Le déploiement de la technologie pCell résout le problème de “spectrum crunch”, dû au raz-de-marée grandissant de données mobiles, et aura un effet transformateur qui fera de la connectivité très haut-débit mobile une denrée fiable et abondante, permettant une multitude  d’applications nouvelles et d’innovations, que l’on ne peut encore pas anticiper et qu’il reste à imaginer.
Quelles sont les dernières nouvelles d’Artemis ? 
Notre travail intense des trois dernières années nous a permis de passer des étapes cruciales dont la première a consisté à rendre la technologie compatible avec les appareils mobiles existants.
En février dernier, nous avons présenté :
1. Un accord pour l’utilisation commerciale de 5MHz de spectre sous le contrôle de Dish Network (sous condition d’autorisation par la “Federal Communications Commission”),
2. La disponibilité d’un premier produit baptisé Artemis I Hub avec lequel nous démontrons la possibilité de réaliser plus de 35 fois l'efficacité spectrale de la technologie cellulaire LTE,
3. Un livre blanc publié sur notre site qui fournit de nombreux détails concernant la technologie pCell.
Quel rôle jouez-vous dans son succès ?
Notre équipe compte à présent 10 personnes et nous sommes 5 à faire partie d’un noyau technique trié sur le volet. Mon action réside essentiellement dans la R&D et le développement produit et, du côté des disciplines, touche à la conception algorithmique et le traitement du signal, la modélisation physique, l’architecture logiciel et réseau du centre de calcul, et l'écriture de dizaines de milliers de lignes de code. Étant donnés la taille de l'équipe et notre niveau d’engagement, chacun d’entre nous joue un rôle essentiel dans le succès de notre entreprise.
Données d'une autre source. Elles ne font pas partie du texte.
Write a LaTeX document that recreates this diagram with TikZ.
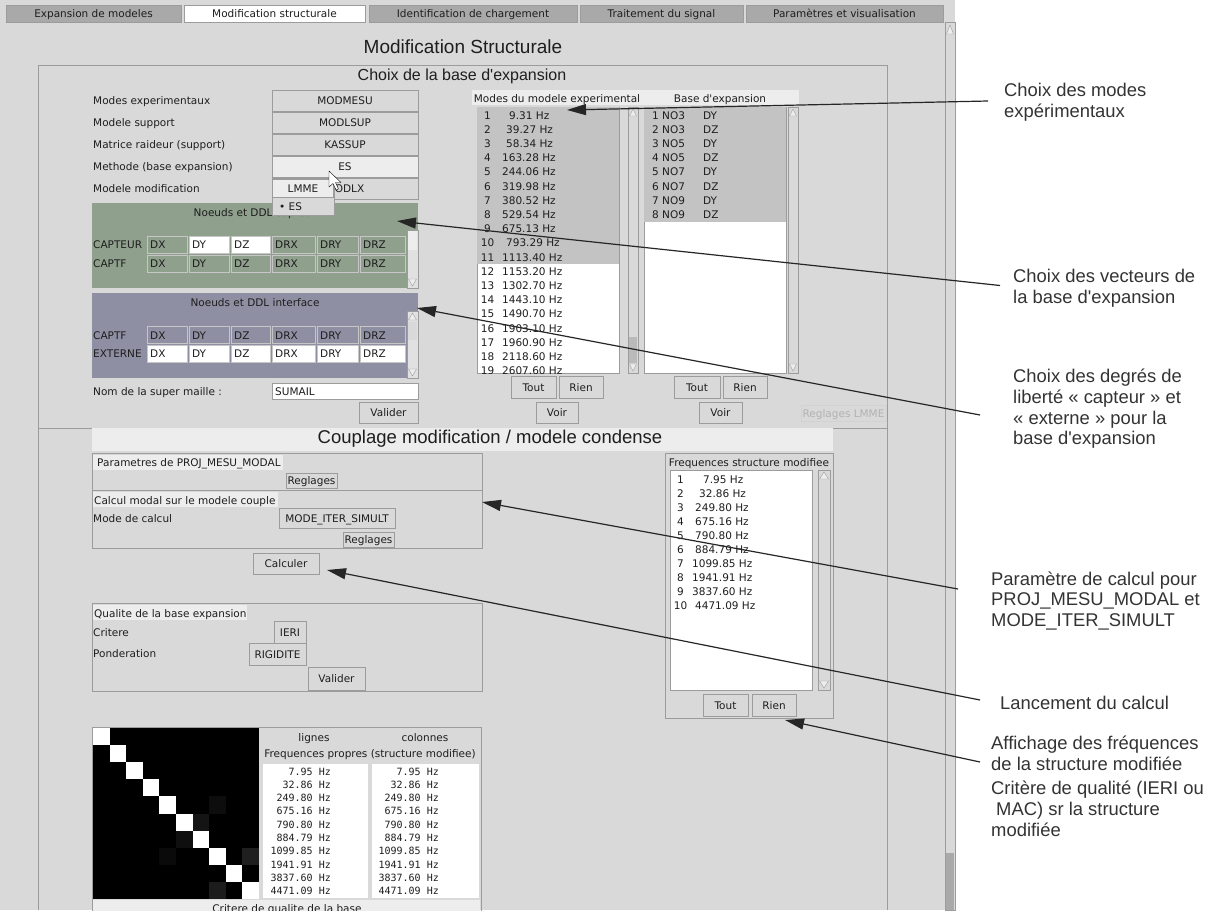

Selon vous, quelles sont aujourd’hui les qualités requises pour être entrepreneur, en France et aux Etats-Unis ?
Avant tout, il faut avoir le désir ardent de faire un impact tangible. De ce désir ardent découle le reste. Il faut aussi avoir la capacité de créer, de partager et d’enrichir une vision irrésistible. Elle crée une tension qui pousse à l’action et la focalise. Elle fournit aussi un contexte à l’effort de chacun qui lui donne du sens. Il faut également pouvoir garder les pieds sur terre pour soutenir cette vision d’une stratégie et d’une exécution solides. Il faut aussi et surtout ne pas avoir peur d'être complètement hors du status quo, des sentiers battus, de faire figure d’outsider. J’ajouterai enfin qu’il faut avoir le courage d’imaginer que tant qu’une chose n’a pas été prouvée impossible, c’est qu’il y a de grandes chances qu’elle soit faisable. Et encore, la preuve d'impossibilité repose souvent sur des hypothèses qu’il faut s’empresser d’essayer de contourner.
Donateur du Friends of Ecole Polytechnique, quelles sont les motivations de votre don ?
Ma motivation principale est de soutenir l’effort d’internationalisation de l’X.  Etre donateur me permet également de rester en contact avec l'École et de participer aux rencontres du “Friends of” sur la côte Ouest des USA autour d'intervenants de qualité. Il y a eu, par exemple, l’intervention mythique, il y a 2 ou 3 ans, d’Alain Rossmann qui nous a raconté son parcours de serial entrepreneur. L’un des points marquants de son intervention, c’est que nous vivons bien dans “l'âge d’or des start-up”, où des individus comme vous et moi peuvent mobiliser des ressources qui étaient absolument impensables il y a seulement quelques dizaines d’années de cela.